#### Supplied data ####

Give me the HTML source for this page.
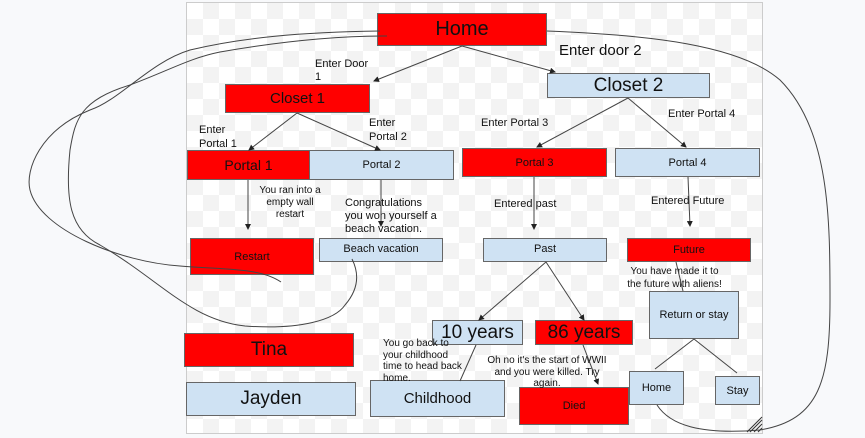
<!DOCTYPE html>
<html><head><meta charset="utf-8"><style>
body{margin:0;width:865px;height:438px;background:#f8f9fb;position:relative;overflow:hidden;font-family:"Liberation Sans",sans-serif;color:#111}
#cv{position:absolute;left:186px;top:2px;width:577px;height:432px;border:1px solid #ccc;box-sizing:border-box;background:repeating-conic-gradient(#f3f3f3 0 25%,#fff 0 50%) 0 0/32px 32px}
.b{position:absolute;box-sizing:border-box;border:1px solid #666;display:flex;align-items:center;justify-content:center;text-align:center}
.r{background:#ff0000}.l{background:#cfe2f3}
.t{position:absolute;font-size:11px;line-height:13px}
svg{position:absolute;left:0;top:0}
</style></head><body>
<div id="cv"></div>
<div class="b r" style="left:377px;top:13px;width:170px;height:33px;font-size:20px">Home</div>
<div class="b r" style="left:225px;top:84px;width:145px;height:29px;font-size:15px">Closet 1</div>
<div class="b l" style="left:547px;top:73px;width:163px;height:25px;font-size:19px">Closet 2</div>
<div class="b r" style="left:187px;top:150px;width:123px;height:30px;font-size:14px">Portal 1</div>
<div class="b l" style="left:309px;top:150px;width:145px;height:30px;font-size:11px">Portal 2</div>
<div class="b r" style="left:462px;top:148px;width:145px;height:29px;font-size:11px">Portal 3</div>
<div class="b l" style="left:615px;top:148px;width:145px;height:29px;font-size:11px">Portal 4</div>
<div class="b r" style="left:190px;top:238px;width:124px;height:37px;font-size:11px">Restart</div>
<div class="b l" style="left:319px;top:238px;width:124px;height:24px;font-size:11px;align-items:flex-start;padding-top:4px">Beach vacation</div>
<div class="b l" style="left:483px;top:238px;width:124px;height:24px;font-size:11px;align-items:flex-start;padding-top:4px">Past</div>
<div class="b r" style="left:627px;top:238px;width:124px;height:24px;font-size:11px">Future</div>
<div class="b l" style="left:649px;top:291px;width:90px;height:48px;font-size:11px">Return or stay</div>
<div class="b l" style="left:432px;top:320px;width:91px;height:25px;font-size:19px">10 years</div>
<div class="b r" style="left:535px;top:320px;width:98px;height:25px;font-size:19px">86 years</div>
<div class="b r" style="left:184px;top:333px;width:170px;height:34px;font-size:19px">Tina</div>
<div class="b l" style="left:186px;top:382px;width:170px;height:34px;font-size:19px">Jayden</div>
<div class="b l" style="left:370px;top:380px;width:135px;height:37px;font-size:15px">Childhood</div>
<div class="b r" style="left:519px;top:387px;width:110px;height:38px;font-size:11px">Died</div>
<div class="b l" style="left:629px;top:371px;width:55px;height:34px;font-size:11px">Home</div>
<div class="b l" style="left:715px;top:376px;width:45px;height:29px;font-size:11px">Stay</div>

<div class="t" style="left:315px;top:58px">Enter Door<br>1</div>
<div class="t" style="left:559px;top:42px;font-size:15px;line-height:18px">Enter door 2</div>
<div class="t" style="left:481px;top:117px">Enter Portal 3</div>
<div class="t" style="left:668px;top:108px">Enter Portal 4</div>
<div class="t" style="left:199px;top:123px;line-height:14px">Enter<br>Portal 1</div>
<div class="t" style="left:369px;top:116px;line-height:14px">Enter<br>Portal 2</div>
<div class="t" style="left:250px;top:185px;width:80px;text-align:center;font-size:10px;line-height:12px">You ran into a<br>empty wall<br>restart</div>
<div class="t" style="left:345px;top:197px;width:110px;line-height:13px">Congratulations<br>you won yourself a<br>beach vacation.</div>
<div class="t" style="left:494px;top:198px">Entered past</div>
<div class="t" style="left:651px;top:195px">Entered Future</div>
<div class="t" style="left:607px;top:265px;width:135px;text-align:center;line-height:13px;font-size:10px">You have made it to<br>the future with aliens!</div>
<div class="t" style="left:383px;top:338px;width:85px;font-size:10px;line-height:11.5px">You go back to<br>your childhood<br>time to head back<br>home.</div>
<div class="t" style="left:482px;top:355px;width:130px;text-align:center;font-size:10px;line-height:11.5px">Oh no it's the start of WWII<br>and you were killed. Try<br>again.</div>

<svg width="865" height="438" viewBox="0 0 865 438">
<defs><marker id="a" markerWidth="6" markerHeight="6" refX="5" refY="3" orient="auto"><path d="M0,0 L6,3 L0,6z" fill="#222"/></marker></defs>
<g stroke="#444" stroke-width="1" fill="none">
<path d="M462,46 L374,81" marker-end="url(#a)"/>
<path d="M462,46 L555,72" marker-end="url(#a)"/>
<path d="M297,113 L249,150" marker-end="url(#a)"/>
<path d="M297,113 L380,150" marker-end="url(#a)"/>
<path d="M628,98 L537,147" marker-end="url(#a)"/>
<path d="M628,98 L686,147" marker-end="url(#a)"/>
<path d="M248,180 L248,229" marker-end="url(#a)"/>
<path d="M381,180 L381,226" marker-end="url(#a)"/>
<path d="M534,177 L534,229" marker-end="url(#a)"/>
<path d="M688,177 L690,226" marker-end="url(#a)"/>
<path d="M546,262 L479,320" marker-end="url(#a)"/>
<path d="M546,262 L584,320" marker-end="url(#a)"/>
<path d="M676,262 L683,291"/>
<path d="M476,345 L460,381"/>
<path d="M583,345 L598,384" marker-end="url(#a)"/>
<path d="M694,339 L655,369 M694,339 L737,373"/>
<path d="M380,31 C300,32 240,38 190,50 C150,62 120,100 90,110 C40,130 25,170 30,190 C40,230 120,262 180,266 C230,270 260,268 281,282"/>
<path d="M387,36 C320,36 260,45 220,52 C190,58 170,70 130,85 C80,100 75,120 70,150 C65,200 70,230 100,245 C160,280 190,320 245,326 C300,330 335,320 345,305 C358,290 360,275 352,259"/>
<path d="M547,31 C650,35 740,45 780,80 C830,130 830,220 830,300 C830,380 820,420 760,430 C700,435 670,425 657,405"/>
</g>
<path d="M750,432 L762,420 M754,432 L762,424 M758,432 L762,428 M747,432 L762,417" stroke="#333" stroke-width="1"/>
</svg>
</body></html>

####

Return each line of the data, keeping its wording exact and omitting pictures.

Exercise solution
Give me the HTML source for this page.
<!DOCTYPE html>
<html><head><meta charset="utf-8"><style>
body{margin:0;width:865px;height:438px;background:#f8f9fb;position:relative;overflow:hidden;font-family:"Liberation Sans",sans-serif;color:#111}
#cv{position:absolute;left:186px;top:2px;width:577px;height:432px;border:1px solid #ccc;box-sizing:border-box;background:repeating-conic-gradient(#f3f3f3 0 25%,#fff 0 50%) 0 0/32px 32px}
.b{position:absolute;box-sizing:border-box;border:1px solid #666;display:flex;align-items:center;justify-content:center;text-align:center}
.r{background:#ff0000}.l{background:#cfe2f3}
.t{position:absolute;font-size:11px;line-height:13px}
svg{position:absolute;left:0;top:0}
</style></head><body>
<div id="cv"></div>
<div class="b r" style="left:377px;top:13px;width:170px;height:33px;font-size:20px">Home</div>
<div class="b r" style="left:225px;top:84px;width:145px;height:29px;font-size:15px">Closet 1</div>
<div class="b l" style="left:547px;top:73px;width:163px;height:25px;font-size:19px">Closet 2</div>
<div class="b r" style="left:187px;top:150px;width:123px;height:30px;font-size:14px">Portal 1</div>
<div class="b l" style="left:309px;top:150px;width:145px;height:30px;font-size:11px">Portal 2</div>
<div class="b r" style="left:462px;top:148px;width:145px;height:29px;font-size:11px">Portal 3</div>
<div class="b l" style="left:615px;top:148px;width:145px;height:29px;font-size:11px">Portal 4</div>
<div class="b r" style="left:190px;top:238px;width:124px;height:37px;font-size:11px">Restart</div>
<div class="b l" style="left:319px;top:238px;width:124px;height:24px;font-size:11px;align-items:flex-start;padding-top:4px">Beach vacation</div>
<div class="b l" style="left:483px;top:238px;width:124px;height:24px;font-size:11px;align-items:flex-start;padding-top:4px">Past</div>
<div class="b r" style="left:627px;top:238px;width:124px;height:24px;font-size:11px">Future</div>
<div class="b l" style="left:649px;top:291px;width:90px;height:48px;font-size:11px">Return or stay</div>
<div class="b l" style="left:432px;top:320px;width:91px;height:25px;font-size:19px">10 years</div>
<div class="b r" style="left:535px;top:320px;width:98px;height:25px;font-size:19px">86 years</div>
<div class="b r" style="left:184px;top:333px;width:170px;height:34px;font-size:19px">Tina</div>
<div class="b l" style="left:186px;top:382px;width:170px;height:34px;font-size:19px">Jayden</div>
<div class="b l" style="left:370px;top:380px;width:135px;height:37px;font-size:15px">Childhood</div>
<div class="b r" style="left:519px;top:387px;width:110px;height:38px;font-size:11px">Died</div>
<div class="b l" style="left:629px;top:371px;width:55px;height:34px;font-size:11px">Home</div>
<div class="b l" style="left:715px;top:376px;width:45px;height:29px;font-size:11px">Stay</div>

<div class="t" style="left:315px;top:58px">Enter Door<br>1</div>
<div class="t" style="left:559px;top:42px;font-size:15px;line-height:18px">Enter door 2</div>
<div class="t" style="left:481px;top:117px">Enter Portal 3</div>
<div class="t" style="left:668px;top:108px">Enter Portal 4</div>
<div class="t" style="left:199px;top:123px;line-height:14px">Enter<br>Portal 1</div>
<div class="t" style="left:369px;top:116px;line-height:14px">Enter<br>Portal 2</div>
<div class="t" style="left:250px;top:185px;width:80px;text-align:center;font-size:10px;line-height:12px">You ran into a<br>empty wall<br>restart</div>
<div class="t" style="left:345px;top:197px;width:110px;line-height:13px">Congratulations<br>you won yourself a<br>beach vacation.</div>
<div class="t" style="left:494px;top:198px">Entered past</div>
<div class="t" style="left:651px;top:195px">Entered Future</div>
<div class="t" style="left:607px;top:265px;width:135px;text-align:center;line-height:13px;font-size:10px">You have made it to<br>the future with aliens!</div>
<div class="t" style="left:383px;top:338px;width:85px;font-size:10px;line-height:11.5px">You go back to<br>your childhood<br>time to head back<br>home.</div>
<div class="t" style="left:482px;top:355px;width:130px;text-align:center;font-size:10px;line-height:11.5px">Oh no it's the start of WWII<br>and you were killed. Try<br>again.</div>

<svg width="865" height="438" viewBox="0 0 865 438">
<defs><marker id="a" markerWidth="6" markerHeight="6" refX="5" refY="3" orient="auto"><path d="M0,0 L6,3 L0,6z" fill="#222"/></marker></defs>
<g stroke="#444" stroke-width="1" fill="none">
<path d="M462,46 L374,81" marker-end="url(#a)"/>
<path d="M462,46 L555,72" marker-end="url(#a)"/>
<path d="M297,113 L249,150" marker-end="url(#a)"/>
<path d="M297,113 L380,150" marker-end="url(#a)"/>
<path d="M628,98 L537,147" marker-end="url(#a)"/>
<path d="M628,98 L686,147" marker-end="url(#a)"/>
<path d="M248,180 L248,229" marker-end="url(#a)"/>
<path d="M381,180 L381,226" marker-end="url(#a)"/>
<path d="M534,177 L534,229" marker-end="url(#a)"/>
<path d="M688,177 L690,226" marker-end="url(#a)"/>
<path d="M546,262 L479,320" marker-end="url(#a)"/>
<path d="M546,262 L584,320" marker-end="url(#a)"/>
<path d="M676,262 L683,291"/>
<path d="M476,345 L460,381"/>
<path d="M583,345 L598,384" marker-end="url(#a)"/>
<path d="M694,339 L655,369 M694,339 L737,373"/>
<path d="M380,31 C300,32 240,38 190,50 C150,62 120,100 90,110 C40,130 25,170 30,190 C40,230 120,262 180,266 C230,270 260,268 281,282"/>
<path d="M387,36 C320,36 260,45 220,52 C190,58 170,70 130,85 C80,100 75,120 70,150 C65,200 70,230 100,245 C160,280 190,320 245,326 C300,330 335,320 345,305 C358,290 360,275 352,259"/>
<path d="M547,31 C650,35 740,45 780,80 C830,130 830,220 830,300 C830,380 820,420 760,430 C700,435 670,425 657,405"/>
</g>
<path d="M750,432 L762,420 M754,432 L762,424 M758,432 L762,428 M747,432 L762,417" stroke="#333" stroke-width="1"/>
</svg>
</body></html>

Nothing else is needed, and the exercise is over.